The album opens sharp and purposeful with “Sundae Driver.” It’s the shortest inclusion at about four and a half minutes, and it builds a massive wall of lumbering fuzz to set a high tonal standard for the rest of what follows. If the message is to reassure their audience that Bongzilla know what’s expected of them and are ready to deliver, the harsh-lung gutturalism of “Sundae Driver”‘s verse dispenses immediately with all doubt. Atop a chugging riff that opens into a rolling hook, Muleboy earns copious nodules in nothing-too-fancy lines that are made impressive through the excruciating-sounding execution. The great balance of Bongzilla has always been between the stoned and the brutal. “Sundae Driver” calls out both in deceptively clear fashion, and “Free the Weed” follows with a bigger central riff that holds its line out and lets Magma‘s hi-hat hold the procession together until the next round of lurch kicks in. It is pummeling and arguably the highlight of Weedsconsin for how its second half flows into its solo section with the bass and guitar taking their respective whims for a walk, but really, pick your poison. If it’s jams you’re looking for, the best is surely yet to come.

bongzilla

To wit, side A wraps with “Space Rock,” the first of two inclusions on Weedsconsin to top 10 minutes long. Time well spent. A first few minutes lull the listener into hypnotic nod before the full low end weight kicks in circa 2:30 and continues to cycle through until the big slowdown into the stoner softshoe riff about a minute later, all classic swagger as the bed for the verse, echoing and largely indecipherable. They pick up speed, subtly, but ultimately make their way back to the mellower movement and use that as the launch point for a jam that consumes the rest of the song leads the way out of side A, with the 35-second “The Weedeater” following its rumbling end with a slow drum beat, sample and maybe a keyboard of some sort or guitar playing some sparse notes. There’s a hard stop before the subsequent, 15-minute “Earth Bong/Smoked/Mags Bags” arrives, but the two pieces connect just the same, and the three stages of Weedsconsin‘s sprawling exercise in instrumentalist fuckall likewise flow into each other as they inevitably would.

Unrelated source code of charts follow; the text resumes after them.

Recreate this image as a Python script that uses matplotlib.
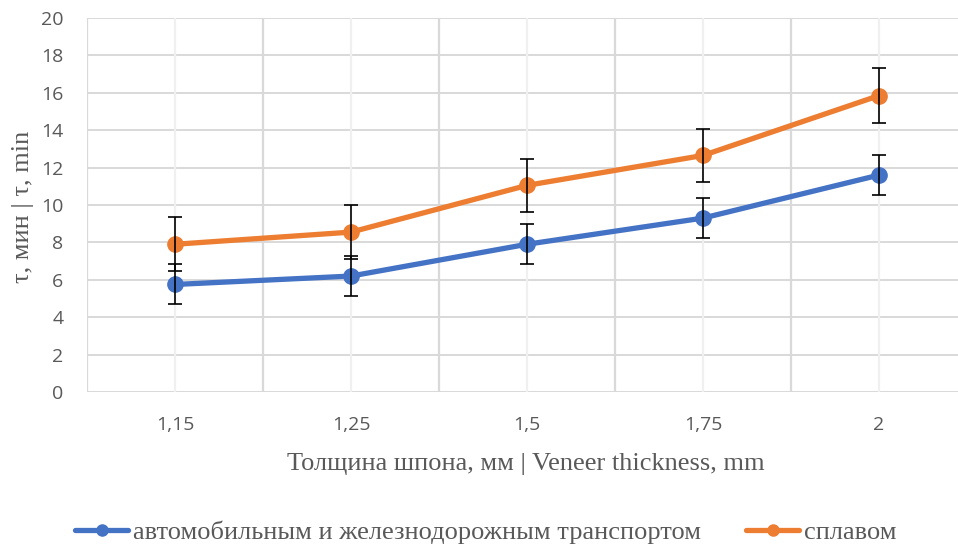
import matplotlib
matplotlib.use("Agg")
import matplotlib.pyplot as plt
import numpy as np
from matplotlib.lines import Line2D

categories = ["1,15", "1,25", "1,5", "1,75", "2"]
auto_rail = [5.75, 6.2, 7.9, 9.3, 11.6]
auto_rail_err = [1.07, 1.07, 1.07, 1.05, 1.07]
rafting = [7.9, 8.55, 11.05, 12.65, 15.85]
rafting_err = [1.45, 1.43, 1.43, 1.43, 1.47]
series_names = ["автомобильным и железнодорожным транспортом", "сплавом"]
yticks = [0, 2, 4, 6, 8, 10, 12, 14, 16, 18, 20]

W, H = 958, 547
fig = plt.figure(figsize=(W / 100, H / 100), dpi=100)
ax = fig.add_axes([87 / W, (H - 392) / H, 880 / W, (392 - 18) / H])

x = np.arange(len(categories))
blue = "#4472C4"
orange = "#ED7D31"
grid = "#d9d9d9"
tick_col = "#595959"

ax.set_xlim(-0.5, len(categories) - 0.5)
ax.set_ylim(0, 20)
ax.set_yticks(yticks)
ax.set_xticks(x)
ax.set_xticklabels(categories)

# gridlines
for yv in yticks:
    ax.axhline(yv, color=grid, lw=1.4, zorder=0)
for xv in np.arange(-0.5, len(categories), 1.0):
    ax.axvline(xv, color=grid, lw=1.6, zorder=0)
for xv in x:
    ax.axvline(xv, color="#f0f0f0", lw=1.6, zorder=0)

for s in ax.spines.values():
    s.set_visible(False)

ax.tick_params(axis="both", which="both", length=0, colors=tick_col, labelsize=14)
ax.tick_params(axis="x", pad=17)
ax.tick_params(axis="y", pad=17)
for lab in ax.get_xticklabels() + ax.get_yticklabels():
    lab.set_family("Open Sans")

ax.plot(x, auto_rail, color=blue, lw=3.8, marker="o", ms=11, zorder=3,
        solid_capstyle="round")
ax.errorbar(x, auto_rail, yerr=auto_rail_err, fmt="none", ecolor="black",
            elinewidth=1.2, capsize=5, capthick=1.2, zorder=4)
ax.plot(x, rafting, color=orange, lw=3.8, marker="o", ms=11, zorder=3,
        solid_capstyle="round")
ax.errorbar(x, rafting, yerr=rafting_err, fmt="none", ecolor="black",
            elinewidth=1.2, capsize=5, capthick=1.2, zorder=4)

ax.set_xlabel("Толщина шпона, мм | Veneer thickness, mm", family="Liberation Serif",
              fontsize=19, color=tick_col)
ax.set_ylabel("τ, мин | τ, min", family="Liberation Serif", fontsize=19,
              color=tick_col)
ax.xaxis.set_label_coords((526 - 87) / 880, -(453 - 392) / (392 - 18))
ax.yaxis.set_label_coords(-(87 - 34) / 880, (392 - 207) / (392 - 18))

h1 = Line2D([], [], color=blue, lw=3.8, marker="o", ms=8, solid_capstyle="round")
h2 = Line2D([], [], color=orange, lw=3.8, marker="o", ms=8, solid_capstyle="round")
leg = fig.legend(handles=[h1, h2], labels=series_names, loc="center",
                 bbox_to_anchor=(486 / W, 1 - 532 / H),
                 ncol=2, frameon=False, handlelength=2.0, handletextpad=0.2,
                 columnspacing=1.7,
                 prop={"family": "Liberation Serif", "size": 19})
for t in leg.get_texts():
    t.set_color(tick_col)

fig.savefig("out.png", dpi=100)
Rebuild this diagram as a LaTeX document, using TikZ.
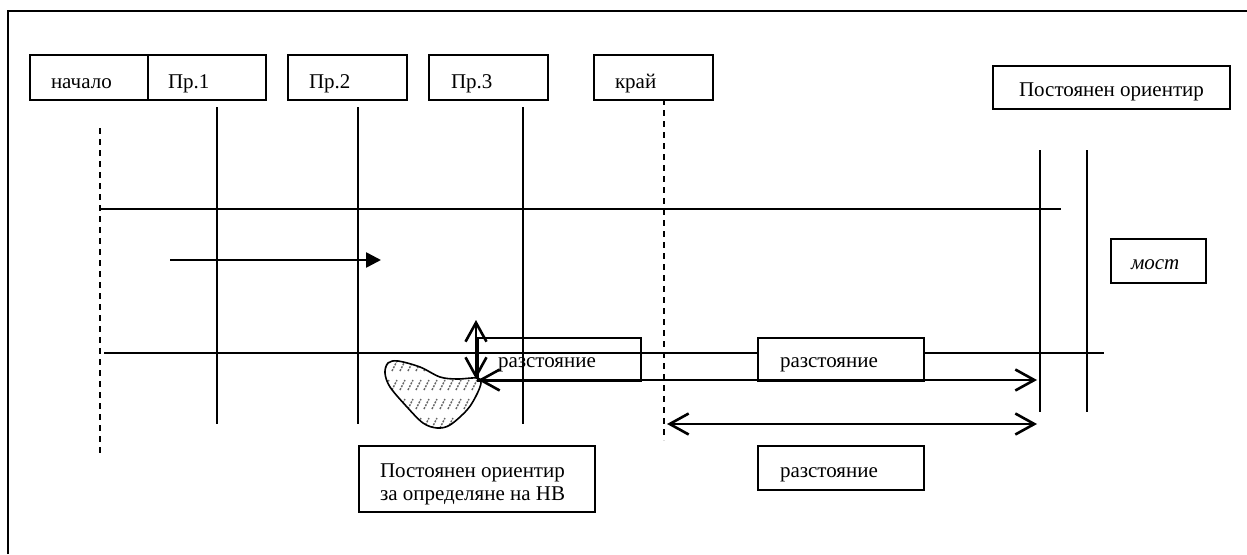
\documentclass[tikz,border=0pt]{standalone}
\usepackage{fontspec}
\setmainfont{Liberation Serif}
\usetikzlibrary{arrows.meta}
\begin{document}
\begin{tikzpicture}[x=1pt,y=-1pt,
  grid/.style={line width=1.6pt},
  dsh/.style={line width=1.6pt, dash pattern=on 6pt off 5pt},
  box/.style={draw, line width=2pt, anchor=north west, inner ysep=0pt, fill=white,
              font=\fontsize{21}{23}\selectfont},
  dimarrow/.style={line width=2.6pt,
     {Straight Barb[length=19pt,width=21pt]}-{Straight Barb[length=19pt,width=21pt]}},
  dirarrow/.style={line width=2.6pt, -{Triangle[length=15pt,width=15pt]}},
  hatch/.style={black!60, line width=1.4pt, dash pattern=on 2pt off 1.2pt}
 ]
\useasboundingbox (0,0) rectangle (1247,554);
% frame
\draw[line width=2pt] (8,554) -- (8,11) -- (1247,11);

% vertical lines
\draw[dsh] (100,128) -- (100,457);
\draw[grid] (217,107) -- (217,424);
\draw[grid] (358,107) -- (358,424);
\draw[grid] (523,107) -- (523,424);
\draw[dsh] (664,99) -- (664,440);
\draw[grid] (1040,150) -- (1040,412);
\draw[grid] (1087,150) -- (1087,412);
% horizontal lines
\draw[grid] (100,209) -- (1061,209);
\draw[grid] (104,353) -- (1104,353);

% direction arrow
\coordinate (dirA) at (170,260);
\coordinate (dirB) at (381,260);
\draw[dirarrow] (dirA) -- (dirB);

% blob (hatched landmark)
\def\blob{plot[smooth cycle, tension=0.55] coordinates {(388,363) (398,361) (420,367) (440,377) (457,379) (477,378) (481,383) (476,396) (467,410) (450,425) (437,428) (423,423) (407,407) (390,387) (385,373)}}
\begin{scope}
\clip \blob;
\foreach \yy in {366,385,404,423} \foreach \xx in {376,384,...,492}
  \draw[hatch] (\xx,\yy+5) -- (\xx+5,\yy-5);
\end{scope}
\draw[line width=1.6pt] \blob;

% boxes
\node[box, inner xsep=21pt, text height=33pt, text depth=12pt] (nachalo) at (29,54) {\makebox[76pt][l]{начало}};
\node[box, inner xsep=20pt, text height=33pt, text depth=12pt] (pr1) at (147,54) {\makebox[78pt][l]{Пр.1}};
\node[box, inner xsep=21pt, text height=33pt, text depth=12pt] (pr2) at (287,54) {\makebox[77pt][l]{Пр.2}};
\node[box, inner xsep=22pt, text height=33pt, text depth=12pt] (pr3) at (428,54) {\makebox[75pt][l]{Пр.3}};
\node[box, inner xsep=21pt, text height=33pt, text depth=12pt] (kraj) at (593,54) {\makebox[77pt][l]{край}};
\node[box, inner xsep=26pt, text height=30pt, text depth=13pt] (orient) at (992,65) {\makebox[185pt][l]{Постоянен ориентир}};
\node[box, inner xsep=20pt, text height=30pt, text depth=14pt] (most) at (1110,238) {\makebox[55pt][l]{\itshape мост}};
\node[box, fill=none, inner xsep=20pt, text height=29pt, text depth=14pt] (dist1) at (477,337) {\makebox[123pt][l]{разстояние}};
\node[box, inner xsep=22pt, text height=29pt, text depth=14pt] (dist2) at (757,337) {\makebox[122pt][l]{разстояние}};
\node[box, inner xsep=22pt, text height=31pt, text depth=13pt] (dist3) at (757,445) {\makebox[122pt][l]{разстояние}};
\node[box, inner xsep=21pt, text height=31pt, text depth=35pt] (orientHB) at (358,445)
  {\makebox[194pt][l]{\begin{tabular}[t]{@{}l@{}}Постоянен ориентир\\за определяне на НВ\end{tabular}}};

% dimension arrows
\coordinate (vTop) at (476,320);
\coordinate (vBot) at (476,379);
\coordinate (hL) at (478,380);
\coordinate (hR) at (1037,380);
\coordinate (lL) at (667,424);
\coordinate (lR) at (1037,424);
\draw[dimarrow] (vTop) -- (vBot);
\draw[dimarrow] (hL) -- (hR);
\draw[dimarrow] (lL) -- (lR);
\end{tikzpicture}
\end{document}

There are tempo shifts throughout — and maybe the coughing 10 minutes in signals a turn to “Mags Bags,” which puts the bass more forward before oozing out its central riff, more stoner than sludge if it even matters by then — but Bongzilla were right to put all this stuff into a single track and just roll it out, because by the time the drums and whatever percussion is included finishes out, they’ve well established they can do whatever the hell they want anyway and still come out on the other end red-eyed but otherwise unscathed. Slow stick-clicks later and the six-minute “Gummies” wraps with more mostly-instrumental plodding — there’s voice there, but it’s buried deep — as the band cap their first album in more than a decade and a half by getting willfully lost in the fog of their own making and inviting their listenership to do largely the same. That’s not to say they’re not following a plan throughout Weedsconsin, but the plan sounds like it was to get high and wander off, letting one heavy riff after the next lead where they will.

If you can think of a more fitting showing for Bongzilla to make than to return with a six-track album and jam out for more than half its runtime, I’d love to hear about it. The fact of the matter is Bongzilla after a quarter-century since their inception know what they’re about, and Weedsconsin is Bongzilla being Bongzilla. I don’t know what various hyperbole has been tossed the album’s way, but its central achievement is that it is Bongzilla. If you know the band, you know what they do, and this is what they do. If you’re new to the band, then consider Weedsconsin your representative start as you head deeper into their catalog. It’s not that they’re not trying anything new here, but the overarching context is so much the band’s own that it is simply inescapable. And that’s the point. You would ask no less of Bongzilla. That’s their standard, and they meet it dead-on, without flinching.